If your local wastewater system allows pet poop, you can flush your dog waste down the toilet using flushable poop bags — the bags that degrade naturally when they come in contact with water.
Since not many cities allow dog poops in human toilets, it’s best to check first with your local Department of Health or Munipicial Waste Department.
Use a Pet Waste Removal Service
If you don’t have the time or prefer to keep your hands clean, you may want to consider hiring scooper services. The service price starts at $25 a month to clean up after one to three dogs.
Recommended Dog Poop Cleaning Tools
1. Earth Rated Dog Poop Bags. Dog owners love this very strong, well-made bag (including me). It’s cheap, easy-to-open, extra thick, and leakproof. With 12,730 ratings, it sports a very respectable 5 out of 5 ratings at Amazon.

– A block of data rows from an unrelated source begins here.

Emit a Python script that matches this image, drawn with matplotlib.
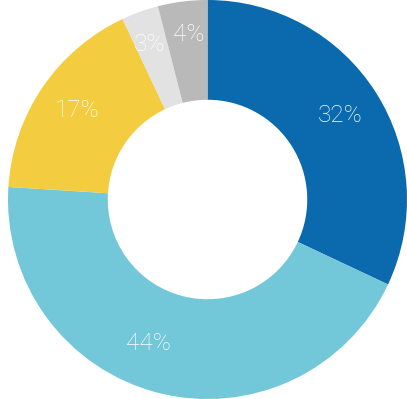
import numpy as np
import matplotlib.pyplot as plt

# dane wykresu
etykiety = ["A", "B", "C", "D", "E"]
wartosci = [32, 44, 17, 3, 4]
kolory = ["#0a6aad", "#72c7d8", "#f3cd3f", "#e2e2e2", "#b9b9b9"]

fig = plt.figure(figsize=(4.07, 3.99), dpi=100)
ax = fig.add_axes([0, 0, 1, 1])

wedges, teksty, procenty = ax.pie(
    wartosci,
    colors=kolory,
    startangle=90,
    counterclock=False,
    radius=1.0,
    wedgeprops=dict(width=0.5, linewidth=0),
    autopct="%d%%",
    pctdistance=0.79,
    textprops=dict(color="white", fontsize=17.5, family="Roboto", weight="light"),
)

# etykieta 44% przesunięta w lewo, jak w oryginale
kat = np.deg2rad(-112.5)
procenty[1].set_position((0.78 * np.cos(kat), 0.78 * np.sin(kat)))
# małe wycinki - etykiety nieco dalej od środka
for i, kat_st in [(3, 110.5), (4, 96.5)]:
    k = np.deg2rad(kat_st)
    procenty[i].set_position((0.83 * np.cos(k), 0.83 * np.sin(k)))

ax.set_xlim(-207.5 / 199.5, 199.5 / 199.5)
ax.set_ylim(-1, 1)
ax.set_aspect("equal")
ax.axis("off")

fig.savefig("out.png", dpi=100)
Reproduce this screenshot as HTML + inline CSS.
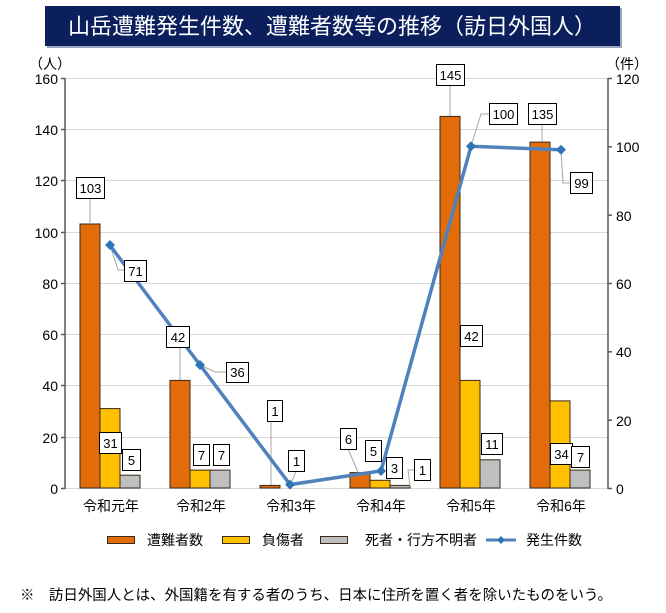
<!DOCTYPE html>
<html><head><meta charset="utf-8"><style>
html,body{margin:0;padding:0;background:#fff;}
svg{display:block;font-family:"Liberation Sans","Noto Sans CJK JP",sans-serif;}
</style></head><body>
<svg width="666" height="613" viewBox="0 0 666 613" xmlns="http://www.w3.org/2000/svg">
<rect x="47" y="8" width="575" height="40" fill="#9aa6c0"/>
<rect x="45" y="6" width="575" height="40" fill="#0b1f5c"/>
<text x="332" y="34" fill="#fff" font-size="22" text-anchor="middle">山岳遭難発生件数、遭難者数等の推移（訪日外国人）</text>
<g stroke="#d9d9d9" stroke-width="1">
<line x1="65" y1="78.5" x2="608" y2="78.5"/><line x1="65" y1="129.5" x2="608" y2="129.5"/>
<line x1="65" y1="180.5" x2="608" y2="180.5"/><line x1="65" y1="232.5" x2="608" y2="232.5"/>
<line x1="65" y1="283.5" x2="608" y2="283.5"/><line x1="65" y1="334.5" x2="608" y2="334.5"/>
<line x1="65" y1="385.5" x2="608" y2="385.5"/><line x1="65" y1="437.5" x2="608" y2="437.5"/>
<line x1="65" y1="488.5" x2="608" y2="488.5"/>
</g>
<g stroke="#595959" stroke-width="1.5">
<line x1="65" y1="78" x2="65" y2="489"/><line x1="608" y1="78" x2="608" y2="489"/>
<line x1="61" y1="78.5" x2="65" y2="78.5"/><line x1="61" y1="129.5" x2="65" y2="129.5"/><line x1="61" y1="180.5" x2="65" y2="180.5"/><line x1="61" y1="232.5" x2="65" y2="232.5"/><line x1="61" y1="283.5" x2="65" y2="283.5"/><line x1="61" y1="334.5" x2="65" y2="334.5"/><line x1="61" y1="385.5" x2="65" y2="385.5"/><line x1="61" y1="437.5" x2="65" y2="437.5"/><line x1="61" y1="488.5" x2="65" y2="488.5"/>
<line x1="608" y1="78.5" x2="612" y2="78.5"/><line x1="608" y1="146.8" x2="612" y2="146.8"/><line x1="608" y1="215.2" x2="612" y2="215.2"/><line x1="608" y1="283.5" x2="612" y2="283.5"/><line x1="608" y1="351.8" x2="612" y2="351.8"/><line x1="608" y1="420.2" x2="612" y2="420.2"/><line x1="608" y1="488.5" x2="612" y2="488.5"/>
</g>
<g font-size="14" fill="#000" text-anchor="end">
<text x="58" y="84">160</text><text x="58" y="135">140</text><text x="58" y="186">120</text><text x="58" y="238">100</text><text x="58" y="289">80</text><text x="58" y="340">60</text><text x="58" y="391">40</text><text x="58" y="443">20</text><text x="58" y="494">0</text>
</g>
<g font-size="14" fill="#000">
<text x="616" y="84">120</text><text x="616" y="152">100</text><text x="616" y="221">80</text><text x="616" y="289">60</text><text x="616" y="357">40</text><text x="616" y="426">20</text><text x="616" y="494">0</text>
<text x="29" y="69">（人）</text><text x="606" y="69">（件）</text>
</g>
<g stroke="#3a2a1a" stroke-width="1">
<rect x="80" y="224" width="20" height="264" fill="#e36c0a"/>
<rect x="170" y="380.4" width="20" height="107.6" fill="#e36c0a"/>
<rect x="260" y="485.4" width="20" height="2.6" fill="#e36c0a"/>
<rect x="350" y="472.6" width="20" height="15.4" fill="#e36c0a"/>
<rect x="440" y="116.4" width="20" height="371.6" fill="#e36c0a"/>
<rect x="530" y="142.1" width="20" height="345.9" fill="#e36c0a"/>
<rect x="100" y="408.6" width="20" height="79.4" fill="#ffc000"/>
<rect x="190" y="470.1" width="20" height="17.9" fill="#ffc000"/>
<rect x="370" y="480.3" width="20" height="7.7" fill="#ffc000"/>
<rect x="460" y="380.4" width="20" height="107.6" fill="#ffc000"/>
<rect x="550" y="400.9" width="20" height="87.1" fill="#ffc000"/>
<rect x="120" y="475.2" width="20" height="12.8" fill="#bfbfbf"/>
<rect x="210" y="470.1" width="20" height="17.9" fill="#bfbfbf"/>
<rect x="390" y="485.4" width="20" height="2.6" fill="#bfbfbf"/>
<rect x="480" y="459.8" width="20" height="28.2" fill="#bfbfbf"/>
<rect x="570" y="470.1" width="20" height="17.9" fill="#bfbfbf"/>
</g>
<g stroke="#a6a6a6" stroke-width="1" fill="none">
<line x1="90" y1="198" x2="90" y2="224"/>
<polyline points="110,245 118,270 124,270"/>
<polyline points="200,365 215,372 226,372"/>
<line x1="180" y1="347" x2="180" y2="380"/>
<line x1="271" y1="421" x2="271" y2="485"/>
<line x1="291" y1="484" x2="296" y2="471"/>
<line x1="348" y1="449" x2="358" y2="472"/>
<polyline points="410,486 408,470 414,470"/>
<line x1="450" y1="85" x2="450" y2="116"/>
<polyline points="471,146 481,114 489,114"/>
<line x1="542" y1="124" x2="542" y2="142"/>
<polyline points="561,150 563,183 570,183"/>
</g>
<polyline points="110,245.4 200,365 290,484.6 381,470.9 471,146.3 561,149.8" fill="none" stroke="#4f81bd" stroke-width="3.5" stroke-linejoin="round"/>
<g fill="#2e75b6">
<path d="M110,240 l5,5 -5,5 -5,-5z"/><path d="M200,360 l5,5 -5,5 -5,-5z"/><path d="M290,479.6 l5,5 -5,5 -5,-5z"/><path d="M381,466 l5,5 -5,5 -5,-5z"/><path d="M471,141.3 l5,5 -5,5 -5,-5z"/><path d="M561,144.8 l5,5 -5,5 -5,-5z"/>
</g>
<g fill="#fff" stroke="#000" stroke-width="1">
<rect x="76.5" y="177.5" width="28" height="21"/>
<rect x="124.5" y="260.5" width="22" height="21"/>
<rect x="99.5" y="432.5" width="22" height="21"/>
<rect x="122.5" y="449.5" width="18" height="21"/>
<rect x="166.5" y="326.5" width="23" height="21"/>
<rect x="226.5" y="362.5" width="22" height="20"/>
<rect x="193.5" y="444.5" width="16" height="21"/>
<rect x="213.5" y="444.5" width="16" height="21"/>
<rect x="267.5" y="400.5" width="15" height="21"/>
<rect x="288.5" y="450.5" width="16" height="21"/>
<rect x="340.5" y="428.5" width="16" height="21"/>
<rect x="365.5" y="440.5" width="16" height="21"/>
<rect x="386.5" y="457.5" width="16" height="21"/>
<rect x="414.5" y="459.5" width="16" height="21"/>
<rect x="436.5" y="64.5" width="28" height="21"/>
<rect x="489.5" y="103.5" width="28" height="21"/>
<rect x="460.5" y="325.5" width="22" height="21"/>
<rect x="481.5" y="433.5" width="21" height="21"/>
<rect x="528.5" y="103.5" width="28" height="21"/>
<rect x="570.5" y="172.5" width="22" height="21"/>
<rect x="550.5" y="443.5" width="22" height="21"/>
<rect x="571.5" y="446.5" width="18" height="21"/>
</g>
<g font-size="13" fill="#000" text-anchor="middle">
<text x="90.5" y="193">103</text><text x="135.5" y="276">71</text><text x="110.5" y="448">31</text><text x="131.5" y="465">5</text>
<text x="178" y="342">42</text><text x="237.5" y="377">36</text><text x="201.5" y="460">7</text><text x="221.5" y="460">7</text>
<text x="275" y="416">1</text><text x="296.5" y="466">1</text>
<text x="348.5" y="444">6</text><text x="373.5" y="456">5</text><text x="394.5" y="473">3</text><text x="422.5" y="475">1</text>
<text x="450.5" y="80">145</text><text x="503.5" y="119">100</text><text x="471.5" y="341">42</text><text x="492" y="449">11</text>
<text x="542.5" y="119">135</text><text x="581.5" y="188">99</text><text x="561.5" y="459">34</text><text x="580.5" y="462">7</text>
</g>
<g font-size="14" fill="#000" text-anchor="middle">
<text x="111" y="511">令和元年</text><text x="201" y="511">令和2年</text><text x="291" y="511">令和3年</text><text x="381" y="511">令和4年</text><text x="471" y="511">令和5年</text><text x="561" y="511">令和6年</text>
</g>
<g stroke="#3a2a1a" stroke-width="1">
<rect x="107.5" y="536.5" width="27" height="7" fill="#e36c0a"/>
<rect x="222.5" y="536.5" width="27" height="7" fill="#ffc000"/>
<rect x="320.5" y="536.5" width="27" height="7" fill="#bfbfbf"/>
</g>
<line x1="486" y1="540" x2="516" y2="540" stroke="#4f81bd" stroke-width="3"/>
<path d="M501,536 l4,4 -4,4 -4,-4z" fill="#2e75b6"/>
<g font-size="14" fill="#000">
<text x="147" y="545">遭難者数</text><text x="262" y="545">負傷者</text><text x="365" y="545">死者・行方不明者</text><text x="526" y="545">発生件数</text>
<text x="20" y="600" font-size="14.5" textLength="592" lengthAdjust="spacingAndGlyphs">※　訪日外国人とは、外国籍を有する者のうち、日本に住所を置く者を除いたものをいう。</text>
</g>
</svg>
</body></html>
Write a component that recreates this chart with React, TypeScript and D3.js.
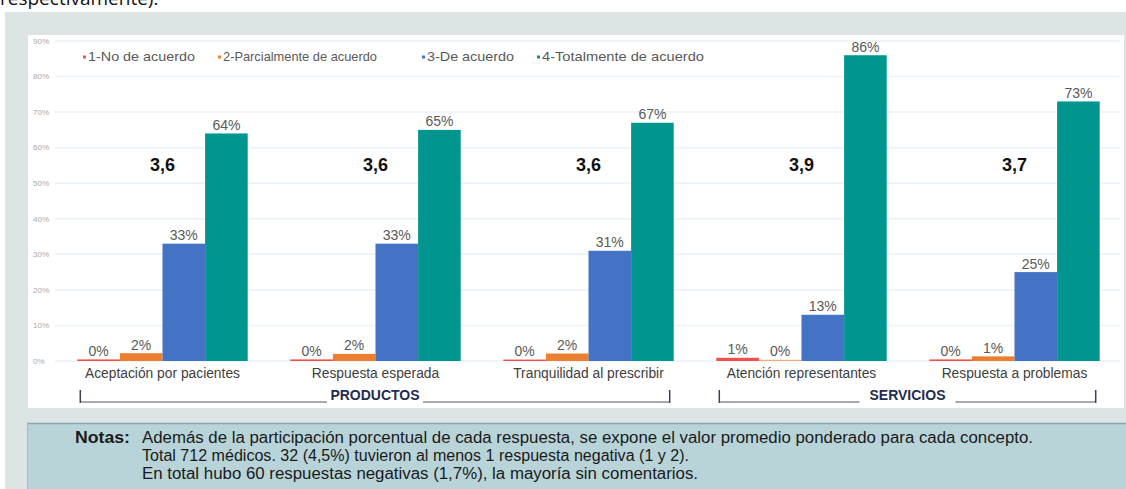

2. Nature’s Miracle Non-Stick Advanced Jaw Scoop has a clamp that opens and closes like an excavator. This type of pooper scooper works does a terrific job of grabbing the poop that is stuck in the grass and pulls it out. It also works well for a backyard that is filled with small stones or gravel, like mine.
3. Dog Poop Disposal Container. If you want to install a built-in septic system as a solution to dispose of your dog’s poops, you may want to check out my top picks.
Our top picks: The Best Dog Poop Containers
Some More Tips
- Train your dog to do their business in a specific spot of the yard. It will clean up easier and faster.
- Most often, the sides that appear most stuck to the ground are the easiest to pick up.
- Try to bend at the knees and keep your straight back when picking up the dog poop to avoid putting too much strain on your back.
- When doing scooping, follow a simple grid pattern to make it easier to find all of the poops in a yard.
- Watch where you step because dog poop on the shoe can be burdensome and quite difficult to deal with.
- Do not hose down a dog waste from cemented areas, patios, or the likes as this could spread the germs. To sanitize this type of area, wear gloves and scrub the area with hot water and disinfectant.